This is how the Wizards stunned the Magic at the buzzer
How did the Wizards complete a lob in 0.8 seconds to beat the Magic? We break down Randy Wittman’s play design.
If that stunning Bradley Beal game-winner to beat the Magic looks familiar, it should. On the surface, it’s just like Memphis’ play to beat the Kings earlier this season, except without all the controversy about the clock starting. A ton of setup motion led to a guard going towards the rim for a lob, and the defense was horribly behind on the play.
But this game-winner was a bit different. The Grizzlies got Courtney Lee backdoor by pretending like he was screening for a big man at the top of the key (Marc Gasol), then slipping him behind a painfully-unaware Rudy Gay and Jason Thompson. This time, the confusing two-man action was between two wings (Beal and Paul Pierce) and relied less on trickery and more on a much simpler concept: misdirection.
If you watch closely, the Wizards essentially ran two plays that connected to each other: a fake play and a real play. The fake play involved two-man action between John Wall and Rasual Butler at the opposite elbow.
The point here is to occupy Elfrid Payton and Willie Green while giving the Wizards another option if the primary play didn’t work. Yet it proved to be significant in aiding the primary play, as we’ll show below.

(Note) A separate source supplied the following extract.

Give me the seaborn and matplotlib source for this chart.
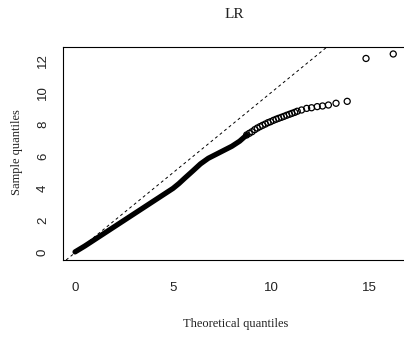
import matplotlib
matplotlib.use("Agg")
import matplotlib.pyplot as plt
import seaborn as sns
import pandas as pd

# dense part of the Q-Q cloud
band_x = [0.0, 0.5, 1.0, 1.5, 2.0, 2.5, 3.0, 3.5, 4.0, 4.5, 5.0, 5.3, 5.6, 6.0,
          6.4, 6.8, 7.2, 7.6, 8.0, 8.4, 8.76]
band_y = [0.05, 0.42, 0.82, 1.22, 1.62, 2.02, 2.42, 2.82, 3.22, 3.62, 4.02, 4.32,
          4.66, 5.1, 5.55, 5.9, 6.15, 6.4, 6.65, 6.97, 7.36]

# individual points in the upper tail
tail_x = [8.76, 8.89, 9.03, 9.17, 9.30, 9.44, 9.57, 9.71, 9.85, 9.98, 10.12, 10.26,
          10.39, 10.53, 10.66, 10.80, 10.94, 11.07, 11.21, 11.34, 11.56, 11.82,
          12.07, 12.36, 12.63, 12.93, 13.32, 13.89, 14.85, 16.24]
tail_y = [7.36, 7.46, 7.56, 7.69, 7.79, 7.88, 7.96, 8.04, 8.13, 8.19, 8.27, 8.34,
          8.40, 8.46, 8.52, 8.59, 8.65, 8.71, 8.77, 8.84, 8.92, 9.02,
          9.06, 9.13, 9.17, 9.23, 9.34, 9.46, 12.14, 12.42]

ref_intercept = 0.0
ref_slope = 1.0

x_ticks = [0, 5, 10, 15]
y_ticks = [0, 2, 4, 6, 8, 10, 12]

title = "LR"
xlabel = "Theoretical quantiles"
ylabel = "Sample quantiles"

sns.set_style("white")
plt.rcParams["font.family"] = ["Liberation Sans", "DejaVu Sans"]

W, H = 404, 338
fig = plt.figure(figsize=(W / 100, H / 100), dpi=100)
ax = fig.add_axes([63.3 / W, 1 - 260 / H, (405 - 63.3) / W, (260 - 46.7) / H])

band = pd.DataFrame({"x": band_x, "y": band_y})
tail = pd.DataFrame({"x": tail_x, "y": tail_y})

sns.lineplot(data=band, x="x", y="y", ax=ax, color="black", linewidth=3.8,
             sort=False, estimator=None, solid_capstyle="round",
             solid_joinstyle="round")
sns.scatterplot(data=tail, x="x", y="y", ax=ax, marker="o", s=19,
                facecolor="none", edgecolor="black", linewidth=0.9)
ax.axline((0, ref_intercept), slope=ref_slope, color="black", lw=0.7,
          linestyle=(0, (3, 3)))

ax.set_xlim(-0.6, 16.84)
ax.set_ylim(-0.456, 12.875)
ax.set_xticks(x_ticks)
ax.set_yticks(y_ticks)
ax.set_xticklabels([str(t) for t in x_ticks])
ax.set_yticklabels([str(t) for t in y_ticks], rotation=90, va="center")
ax.tick_params(axis="both", direction="out", length=5.8, width=0.7,
               color="black", labelsize=9.5, labelcolor="#222222")
ax.tick_params(axis="x", pad=10)
ax.tick_params(axis="y", pad=4.5)
ax.set_xlabel("")
ax.set_ylabel("")
for s in ax.spines.values():
    s.set_color("black")
    s.set_linewidth(0.8)
ax.spines["right"].set_visible(False)

fig.text(234 / W, 1 - 15 / H, title, ha="center", va="center",
         family="Liberation Serif", fontsize=11, color="#222222")
fig.text(236 / W, 1 - 324 / H, xlabel, ha="center", va="center",
         family="Liberation Serif", fontsize=9, color="#222222")
fig.text(17 / W, 1 - 152 / H, ylabel, ha="center", va="center", rotation=90,
         family="Liberation Serif", fontsize=9, color="#222222")

fig.savefig("out.png", dpi=100)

The primary play is a Paul Pierce screen to curl Beal into the lane and towards the rim.
Here’s a zoomed-in version:
Many teams switch every screen in this situation, but Tobias Harris curiously stays with Pierce instead of picking up Beal. It’s unclear if this was the plan from the huddle or if Harris didn’t execute properly — the Magic didn’t switch the “fake” play, so I figure it’s the former — but the theory behind switching is to prevent exactly what ended up happening: Oladipo getting hung up on Pierce’s pick and losing Beal in a dangerous area.
Let’s now take a step back. Remember the “fake” play? Smartly, Butler hasn’t stopped his cut at the hoop. He’s instead heading for the corner three, which distracts Green, his man, for just enough time to prevent him from rotating to stop a Beal lob. This is the genius of the play design: it forces Green to make a difficult split-second decision. Indecision causes him to make the wrong one.
It’s a jumping contest from there, and while Oladipo is a far better athlete than Beal, he’s ceded too much of a head start and is getting too little help from Green. Well done, Randy Wittman.
A couple additional thoughts:
- We’ve yet to mention Andre Miller, who ensured the success of this execution with a perfect lob pass. But he’s been throwing perfect lob passes for years. We should expect nothing less from Professor Miller.
- As with any game-winning play, this succeeds through a combination of great execution by the offense and a poor job by the defense. We covered two Magic mistakes — not switching the initial Beal/Pierce action, Green being distracted by a less dangerous threat in Butler — but it’s also worth second-guessing the decision to put the long, athletic Dewayne Dedmon on the ball instead of near the rim. Coaches often put long players on the inbound passer to distract his vision, but it’s hard to distract a pro like Andre Miller. Perhaps Dedmon would have been better served near the rim. (Easy to say in hindsight, I know).
- A common criticism of defensive strategy on plays like these: why not just play zone and park players near the rim? The short answer is that coaches loathe giving up any shot in 0.8 seconds, which is plenty of time for a semi-open catch and shoot from the perimeter. But it’s worth noting the Celtics went zone in a similar situation in a recent game and prevented any shots from getting off. Perhaps more coaches should be open to that approach.